Thursday, April 13, 2017

Sarum Rite Holy Thursday: The Stripping of the Altars

As this blogger notes, the Sarum Use celebration of Holy Thursday is more solemn than the Latin Rite. As the Ordinary Form of the Latin Rite remembers the institution of the sacraments of Holy Communion and Holy Orders, the priest wears white vestments; the Gloria is sung; bells ring, and the Altar is quietly stripped after the Blessed Sacrament has being processed to the Altar of Repose. An air of solemnity sets in with that procession and the chanting of St. Thomas Aquinas's Eucharistic hymn, Pange, lingua and we try to meet Jesus's challenge in the Garden of Gethsemane, "Could you not watch one hour with me?"

The Sarum Use Holy Thursday omits the Gloria, uses Red vestments (as on Palm Sunday and Good Friday), and the Altar is ceremoniously and significantly stripped in preparation for Good Friday, as this post describes.

  • When the Altar is stripped, that symbolizes the stripping of Jesus at Calvary before He is nailed to the cross.
  • When the Altar is washed with wine and water, that symbolizes the blood and water that poured from His wounded side, representing Baptism and Holy Communion.
  • When the Altar is scrubbed with a brush, that symbolizes the scourging at the Pillar. 

More about the Sarum Use here.

A friend of mine posted on his Facebook page that his students were having trouble understanding or relating to Josef Pieper's theories of the relationship between religious ritual and leisure. They are Catholic high school students, but they have been secularized to degree that they don't see the connections between the great public work of the Church and their private lives. Sadly, I think the post-modern Catholic Church liturgy--not because of the Holy Thursday rites at all, which I think are wonderful--has contributed to this problem. The suppression of the prayers of Tenebrae, for example, stripped Holy Week of some of its mystery, not to mention the great cultural riches of musical settings of Jeremiah's Lamentations. Note that many Mainline Protestant churches celebrate Tenebrae, because they recognize the conflict between good and evil during Holy Week, and that we all participate in that conflict and live it everyday. When we remember the Passion and Death of Jesus, we should experience darkness and silence in the liturgy.

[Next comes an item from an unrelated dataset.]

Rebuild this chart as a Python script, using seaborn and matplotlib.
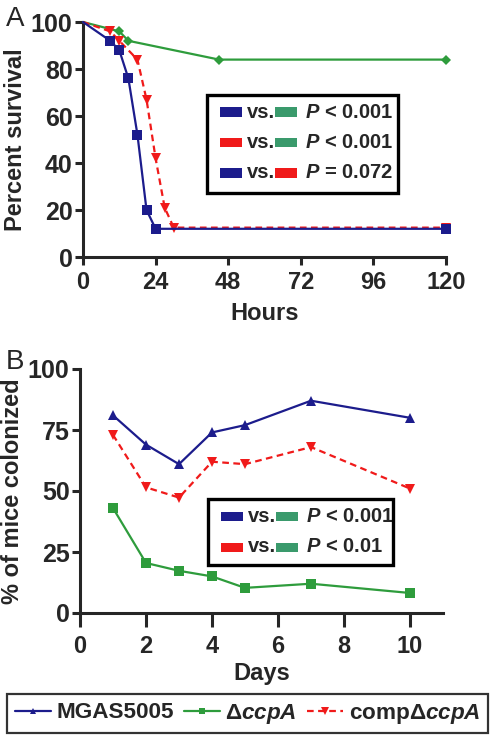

Father James V. Schall, SJ, identified the issue in his Foreword to the Ignatius Press edition of Leisure: The Basis of Culture:

When a culture is in the process of denying its own roots, it becomes most important to know what these roots are. We had best know what we reject before we reject it. If we are going to build a chair, the first thing we need to know, above all else, is what a chair is. Otherwise, we can do nothing. We are not a culture that never understood what a human being was in his nature and in his destiny.

Rather we are a culture that, having once known these things, has decided against living them or understanding them. Indeed, we have decided to reject most of them, almost as an act of defiance—as an act of pure humanism—as if what we are is not first given to us. We have let an empty future that we propose to make by our own standards become the ideal over and against a real past that revealed to us what man really was and is: namely, a being open to wonder who did not create himself or the world in which he dwells.

During Holy Week, being "a being open to wonder who did not create himself or the world in which he dwells' also means being a being open to wonder who did not redeem himself and whose suffering and striving only has meaning because of Jesus, who suffered for us, died for us, and rose for us. Something indeed to wonder about through prayer and meditation--which require leisure and time and attention.